DATA FOR THIS EXERCISE:

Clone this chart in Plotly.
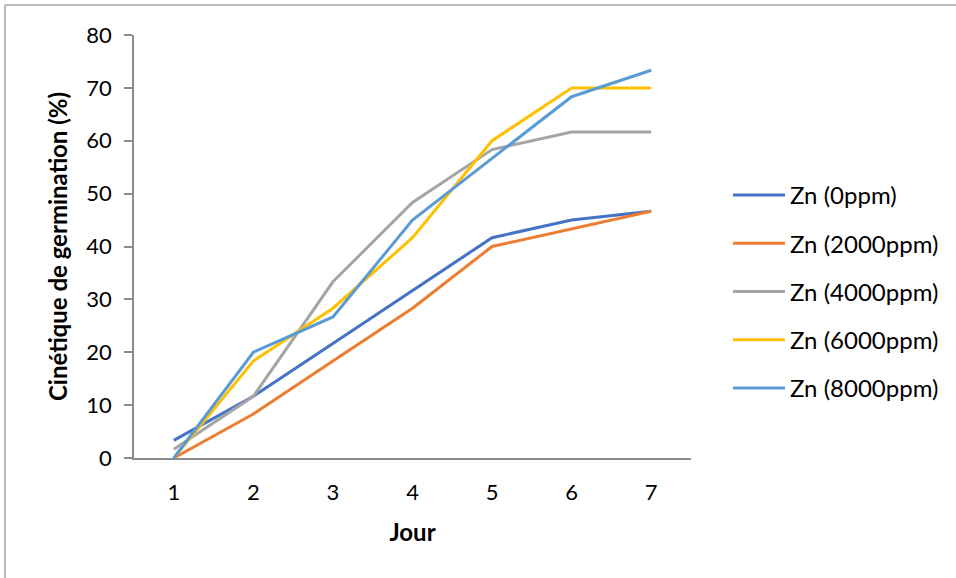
import plotly.graph_objects as go

days = [1, 2, 3, 4, 5, 6, 7]
zn_0 = [3.33, 11.67, 21.67, 31.67, 41.67, 45.0, 46.67]
zn_2000 = [0.0, 8.33, 18.33, 28.33, 40.0, 43.33, 46.67]
zn_4000 = [1.67, 11.67, 33.33, 48.33, 58.33, 61.67, 61.67]
zn_6000 = [0.0, 18.33, 28.33, 41.67, 60.0, 70.0, 70.0]
zn_8000 = [0.0, 20.0, 26.67, 45.0, 56.67, 68.33, 73.33]

series_names = ["Zn (0ppm)", "Zn (2000ppm)", "Zn (4000ppm)", "Zn (6000ppm)", "Zn (8000ppm)"]
series_values = [zn_0, zn_2000, zn_4000, zn_6000, zn_8000]
colors = ["#4472C4", "#ED7D31", "#A5A5A5", "#FFC000", "#5B9BD5"]

FONT = "Lato, 'Liberation Sans', sans-serif"

fig = go.Figure()
for i, (name, vals, col) in enumerate(zip(series_names, series_values, colors)):
    fig.add_trace(go.Scatter(
        x=days, y=vals, mode="lines", name=name,
        line=dict(color=col, width=3),
        legendgroup=f"g{i}",
    ))

W, H = 956, 578
L, R, T, B = 134, 265, 35, 120
pw, ph = W - L - R, H - T - B

fig.update_layout(
    width=W, height=H,
    margin=dict(l=L, r=R, t=T, b=B),
    paper_bgcolor="white", plot_bgcolor="white",
    font=dict(family=FONT, size=22, color="#000000"),
    showlegend=True,
    legend=dict(
        x=(728 - L) / pw, xanchor="left",
        y=(H - B - 173) / ph, yanchor="top",
        traceorder="grouped", tracegroupgap=14,
        font=dict(size=24, family=FONT),
        itemwidth=52,
    ),
    xaxis=dict(
        range=[0.5, 7.5], tickmode="array", tickvals=days,
        ticktext=[str(d) for d in days],
        showgrid=False, zeroline=False,
        showline=True, linecolor="#8C8C8C", linewidth=1.5,
        ticks="", ticklabelstandoff=14,
        title=dict(text="<b>Jour</b>", font=dict(size=24), standoff=20),
    ),
    yaxis=dict(
        range=[0, 80], dtick=10, showgrid=False, zeroline=False,
        showline=True, linecolor="#8C8C8C", linewidth=1.5,
        ticks="outside", ticklen=8, tickcolor="#8C8C8C", tickwidth=1.5,
        ticklabelstandoff=8,
        title=dict(text="<b>Cinétique de germination (%)</b>", font=dict(size=24), standoff=12),
    ),
)

# outer frame of the chart area (top and left border)
fig.add_shape(type="line", xref="paper", yref="paper",
              x0=(5 - L) / pw, x1=(W - L) / pw, y0=(H - B - 5) / ph, y1=(H - B - 5) / ph,
              line=dict(color="#A6A6A6", width=1.5))
fig.add_shape(type="line", xref="paper", yref="paper",
              x0=(5 - L) / pw, x1=(5 - L) / pw, y0=(H - B - 5) / ph, y1=(H - B - H) / ph,
              line=dict(color="#A6A6A6", width=1.5))

fig.write_html("out.html", config={"displayModeBar": False},
               post_script="document.body.style.margin='0px';")
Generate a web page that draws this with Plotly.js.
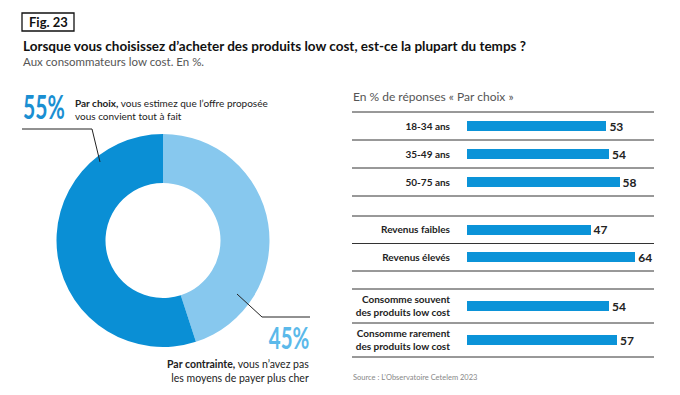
<!DOCTYPE html>
<html>
<head>
<meta charset="utf-8">
<script src="https://cdn.plot.ly/plotly-3.0.1.min.js"></script>
<style>html,body{margin:0;padding:0;background:#fff;}#chart{width:680px;height:395px;}</style>
</head>
<body>
<div id="chart"></div>
<script>
// ---- Data ----
const pieLabels = ['Par contrainte', 'Par choix'];
const pieValues = [45, 55];

const ageCats = ['18-34 ans', '35-49 ans', '50-75 ans'];
const ageValues = [53, 54, 58];

const revCats = ['Revenus faibles', 'Revenus élevés'];
const revValues = [47, 64];

const consoCats = ['Consomme souvent<br>des produits low cost', 'Consomme rarement<br>des produits low cost'];
const consoValues = [54, 57];

// ---- Helpers (pixel -> paper) ----
const W = 680, H = 395;
const px = x => x / W;
const py = y => 1 - y / H;

const DARK = '#0a8fd5';
const LIGHT = '#87c8ee';
const BAR = '#0b93d8';
const FONT = 'Lato, "Open Sans", sans-serif';

function barTrace(cats, vals, yaxis, width) {
  return {
    type: 'bar', orientation: 'h', x: vals, y: cats, xaxis: 'x', yaxis: yaxis,
    marker: {color: BAR, line: {width: 0}}, width: width,
    text: vals.map(String), textposition: 'outside', cliponaxis: false, constraintext: 'none',
    textfont: {family: FONT, size: 12, color: '#222', weight: 'bold'},
    hoverinfo: 'none', showlegend: false
  };
}

const traces = [
  {
    type: 'pie', labels: pieLabels, values: pieValues, sort: false,
    direction: 'clockwise', rotation: 0, hole: 0.54,
    marker: {colors: [LIGHT, DARK], line: {width: 0}},
    textinfo: 'none', hoverinfo: 'none', showlegend: false,
    domain: {x: [px(56), px(270)], y: [py(347), py(134)]}
  },
  barTrace(ageCats, ageValues, 'y', 0.36),
  barTrace(revCats, revValues, 'y2', 0.36),
  barTrace(consoCats, consoValues, 'y3', 0.29)
];

function yax(top, bottom) {
  return {
    type: 'category', autorange: 'reversed', domain: [py(bottom), py(top)], anchor: 'x',
    showgrid: false, zeroline: false, showline: false,
    ticks: 'outside', ticklen: 14, tickcolor: 'rgba(0,0,0,0)',
    tickfont: {family: FONT, size: 10, color: '#222', weight: 'bold'}, fixedrange: true
  };
}

// separator lines
const shapes = [];
function seps(yref, n) {
  for (let k = 0; k <= n; k++) {
    shapes.push({type: 'line', xref: 'paper', yref: yref + ' domain', x0: px(352), x1: px(654), y0: k / n, y1: k / n,
      line: {color: '#333', width: 1}});
  }
}
seps('y', 3); seps('y2', 2); seps('y3', 2);

// Fig box
shapes.push({type: 'rect', xref: 'paper', yref: 'paper', x0: px(22), x1: px(74), y0: py(31), y1: py(13),
  line: {color: '#111', width: 1.3}});
// leader lines
shapes.push({type: 'path', xref: 'paper', yref: 'paper',
  path: `M ${px(22)} ${py(129)} L ${px(92)} ${py(129)} L ${px(100)} ${py(162)}`, line: {color: '#222', width: 1}});
shapes.push({type: 'path', xref: 'paper', yref: 'paper',
  path: `M ${px(237)} ${py(294)} L ${px(262)} ${py(317)} L ${px(310)} ${py(317)}`, line: {color: '#222', width: 1}});

const annotations = [
  {text: '<b>Fig. 23</b>', x: px(48), y: py(22), xanchor: 'center', yanchor: 'middle', font: {family: FONT, size: 13, color: '#111'}},
  {text: '<b>Lorsque vous choisissez d’acheter des produits low cost, est-ce la plupart du temps ?</b>', x: px(21), y: py(46),
    xanchor: 'left', yanchor: 'middle', font: {family: FONT, size: 13.5, color: '#111'}},
  {text: 'Aux consommateurs low cost. En %.', x: px(21), y: py(62), xanchor: 'left', yanchor: 'middle',
    font: {family: FONT, size: 11.5, color: '#555'}},
  {text: '<b>55%</b>', x: px(21), y: py(106), xanchor: 'left', yanchor: 'middle', font: {family: FONT, size: 32, color: '#1a8fd2'}},
  {text: '<b>Par choix,</b> vous estimez que l’offre proposée<br>vous convient tout à fait', x: px(73), y: py(109),
    xanchor: 'left', yanchor: 'middle', align: 'left', font: {family: FONT, size: 10, color: '#222'}},
  {text: '<b>45%</b>', x: px(311), y: py(337), xanchor: 'right', yanchor: 'middle', font: {family: FONT, size: 31, color: '#5bb9ea'}},
  {text: '<b>Par contrainte,</b> vous n’avez pas<br>les moyens de payer plus cher', x: px(311), y: py(371),
    xanchor: 'right', yanchor: 'middle', align: 'right', font: {family: FONT, size: 10.5, color: '#222'}},
  {text: 'En % de réponses « Par choix »', x: px(351), y: py(97), xanchor: 'left', yanchor: 'middle',
    font: {family: FONT, size: 12, color: '#555'}},
  {text: 'Source : L’Observatoire Cetelem 2023', x: px(351), y: py(377), xanchor: 'left', yanchor: 'middle',
    font: {family: FONT, size: 7.5, color: '#888'}}
].map(a => Object.assign({xref: 'paper', yref: 'paper', showarrow: false}, a));

const layout = {
  width: W, height: H, margin: {l: 0, r: 0, t: 0, b: 0},
  paper_bgcolor: '#fff', plot_bgcolor: 'rgba(0,0,0,0)',
  font: {family: FONT},
  xaxis: {domain: [px(467), 1], range: [0, (W - 467) / 2.63], visible: false, fixedrange: true},
  yaxis: yax(112, 196),
  yaxis2: yax(216, 271),
  yaxis3: yax(289, 357),
  shapes: shapes,
  annotations: annotations,
  bargap: 0
};

function condense() {
  document.querySelectorAll('.annotation-text').forEach(t => {
    const s = t.textContent;
    if (s === '55%' || s === '45%') {
      t.style.transformBox = 'fill-box';
      t.style.transformOrigin = s === '55%' ? 'left center' : 'right center';
      t.style.transform = 'scaleX(0.66)';
    }
  });
}

Plotly.newPlot('chart', traces, layout, {displayModeBar: false, staticPlot: true}).then(condense);
</script>
</body>
</html>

EXERCISE:
Start at the top of the entries and repeat each line exactly, ending at the line that contains "pw, ph = W - L - R, H - T - B". Pictures are not part of the copy.

EXPECTED ANSWER:
Clone this chart in Plotly.
import plotly.graph_objects as go

days = [1, 2, 3, 4, 5, 6, 7]
zn_0 = [3.33, 11.67, 21.67, 31.67, 41.67, 45.0, 46.67]
zn_2000 = [0.0, 8.33, 18.33, 28.33, 40.0, 43.33, 46.67]
zn_4000 = [1.67, 11.67, 33.33, 48.33, 58.33, 61.67, 61.67]
zn_6000 = [0.0, 18.33, 28.33, 41.67, 60.0, 70.0, 70.0]
zn_8000 = [0.0, 20.0, 26.67, 45.0, 56.67, 68.33, 73.33]

series_names = ["Zn (0ppm)", "Zn (2000ppm)", "Zn (4000ppm)", "Zn (6000ppm)", "Zn (8000ppm)"]
series_values = [zn_0, zn_2000, zn_4000, zn_6000, zn_8000]
colors = ["#4472C4", "#ED7D31", "#A5A5A5", "#FFC000", "#5B9BD5"]

FONT = "Lato, 'Liberation Sans', sans-serif"

fig = go.Figure()
for i, (name, vals, col) in enumerate(zip(series_names, series_values, colors)):
    fig.add_trace(go.Scatter(
        x=days, y=vals, mode="lines", name=name,
        line=dict(color=col, width=3),
        legendgroup=f"g{i}",
    ))

W, H = 956, 578
L, R, T, B = 134, 265, 35, 120
pw, ph = W - L - R, H - T - B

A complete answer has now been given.